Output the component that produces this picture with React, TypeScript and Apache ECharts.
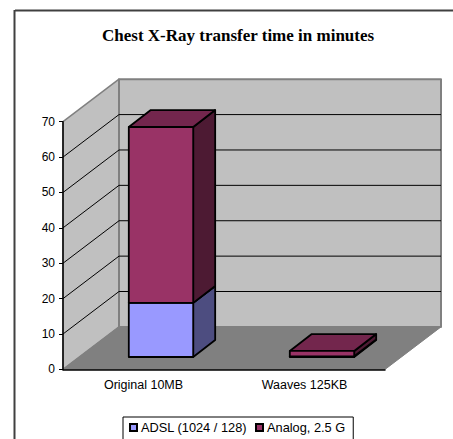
import React, { useEffect, useRef } from "react";
import * as echarts from "echarts";

const titleText = "Chest X-Ray transfer time in minutes";
const categories = ["Original 10MB", "Waaves 125KB"];
const adslName = "ADSL (1024 / 128)";
const analogName = "Analog, 2.5 G";
const adslValues = [15.3, 0.2];
const analogValues = [49.7, 1.5];
const gridValues = [0, 10, 20, 30, 40, 50, 60];

const DEPTH_X = 56;
const DEPTH_Y = -42.5;
const BAR_FRONT_X = 0.3125;
const BAR_BACK_X = 0.705;
const BAR_FRONT_Y = 0.292;
const BAR_BACK_Y = 0.69;
const BAR_WIDTH_RATIO = 0.4;
const EDGE = 1.8;

const poly = (points: number[][], fill: string, stroke: string, lineWidth: number) => ({
  type: "polygon",
  shape: { points },
  style: { fill, stroke, lineWidth, lineJoin: "round" },
});

const box = (api: any, cat: number, from: number, to: number, front: string, top: string, side: string) => {
  const w = api.size([1, 0])[0] * BAR_WIDTH_RATIO;
  const a = api.coord([cat, from]);
  const b = api.coord([cat, to]);
  const fx = DEPTH_X * BAR_FRONT_X;
  const fy = DEPTH_Y * BAR_FRONT_Y;
  const bx = DEPTH_X * BAR_BACK_X;
  const by = DEPTH_Y * BAR_BACK_Y;
  const x0 = a[0] - w / 2 + fx;
  const x1 = a[0] + w / 2 + fx;
  const y0 = a[1] + fy;
  const y1 = b[1] + fy;
  const dx = bx - fx;
  const dy = by - fy;
  return {
    type: "group",
    children: [
      poly([[x1, y0], [x1 + dx, y0 + dy], [x1 + dx, y1 + dy], [x1, y1]], side, "#000", EDGE),
      poly([[x0, y1], [x1, y1], [x1 + dx, y1 + dy], [x0 + dx, y1 + dy]], top, "#000", EDGE),
      poly([[x0, y0], [x1, y0], [x1, y1], [x0, y1]], front, "#000", EDGE),
    ],
  };
};

export default function App() {
  const ref = useRef<HTMLDivElement>(null);
  useEffect(() => {
    const chart = echarts.init(ref.current!, undefined, { renderer: "svg" });
    chart.setOption({
      animation: false,
      backgroundColor: "#fff",
      title: {
        text: titleText,
        left: 102,
        top: 26.5,
        padding: 0,
        textStyle: { fontFamily: "Liberation Serif", fontSize: 17, fontWeight: "bold", color: "#000" },
      },
      legend: {
        left: 123,
        top: 417,
        orient: "horizontal",
        data: [adslName, analogName],
        icon: "rect",
        itemWidth: 7,
        itemHeight: 7,
        itemGap: 8,
        padding: [4, 8, 12, 6],
        borderColor: "#000",
        borderWidth: 1,
        backgroundColor: "#fff",
        selectedMode: false,
        textStyle: { fontFamily: "Liberation Sans", fontSize: 12.8, color: "#000", padding: [0, 0, 0, -1] },
      },
      grid: { left: 63, top: 121.7, width: 322, height: 247.7, containLabel: false },
      xAxis: {
        type: "category",
        data: categories,
        z: 10,
        axisLine: { lineStyle: { color: "#000", width: 1.5 } },
        axisTick: { length: 5, lineStyle: { color: "#000" } },
        axisLabel: { color: "#000", fontFamily: "Liberation Sans", fontSize: 12.5, margin: 9 },
      },
      yAxis: {
        type: "value",
        min: 0,
        max: 70,
        interval: 10,
        z: 10,
        axisLine: { show: true, lineStyle: { color: "#000", width: 1.5 } },
        axisTick: { show: true, length: 4, lineStyle: { color: "#000" } },
        axisLabel: { color: "#000", fontFamily: "Liberation Sans", fontSize: 12, margin: 8 },
        splitLine: { show: false },
      },
      graphic: [
        { type: "line", shape: { x1: 15, y1: 10.5, x2: 453, y2: 10.5 }, style: { stroke: "#404040", lineWidth: 2 } },
        { type: "line", shape: { x1: 14.5, y1: 10, x2: 14.5, y2: 439 }, style: { stroke: "#404040", lineWidth: 2 } },
      ],
      series: [
        {
          type: "custom",
          name: "walls",
          silent: true,
          clip: false,
          z: 1,
          data: [[0]],
          renderItem: (params: any, api: any) => {
            const c = params.coordSys;
            const l = c.x;
            const r = c.x + c.width;
            const t = c.y;
            const b = c.y + c.height;
            const children: any[] = [
              poly([[l, t], [l + DEPTH_X, t + DEPTH_Y], [l + DEPTH_X, b + DEPTH_Y], [l, b]], "#C0C0C0", "#808080", 1.5),
              poly([[l + DEPTH_X, t + DEPTH_Y], [r + DEPTH_X, t + DEPTH_Y], [r + DEPTH_X, b + DEPTH_Y], [l + DEPTH_X, b + DEPTH_Y]], "#C0C0C0", "#808080", 2),
              poly([[l, b], [r, b], [r + DEPTH_X, b + DEPTH_Y], [l + DEPTH_X, b + DEPTH_Y]], "#808080", "#808080", 1),
            ];
            gridValues.forEach((v) => {
              if (v === 0) return;
              const y = api.coord([0, v])[1];
              children.push({
                type: "polyline",
                shape: { points: [[l, y], [l + DEPTH_X, y + DEPTH_Y], [r + DEPTH_X, y + DEPTH_Y]] },
                style: { fill: "none", stroke: "#000", lineWidth: 1 },
              });
            });
            return { type: "group", children };
          },
        },
        {
          type: "custom",
          name: adslName,
          clip: false,
          z: 3,
          itemStyle: { color: "#9999FF", borderColor: "#000", borderWidth: 1.5 },
          data: categories.map((_, i) => [i, 0, adslValues[i]]),
          renderItem: (_p: any, api: any) =>
            box(api, api.value(0), api.value(1), api.value(2), "#9999FF", "#7373BF", "#4D4D80"),
        },
        {
          type: "custom",
          name: analogName,
          clip: false,
          z: 4,
          itemStyle: { color: "#993366", borderColor: "#000", borderWidth: 1.5 },
          data: categories.map((_, i) => [i, adslValues[i], adslValues[i] + analogValues[i]]),
          renderItem: (_p: any, api: any) =>
            box(api, api.value(0), api.value(1), api.value(2), "#993366", "#73264D", "#4D1A33"),
        },
      ],
    });
    return () => chart.dispose();
  }, []);
  return <div ref={ref} style={{ position: "absolute", left: 0, top: 0, width: 453, height: 439 }} />;
}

---

■ Given task ■
Take each line of the material that contains the word "React" and list it.

■ Task output ■
Output the component that produces this picture with React, TypeScript and Apache ECharts.
import React, { useEffect, useRef } from "react";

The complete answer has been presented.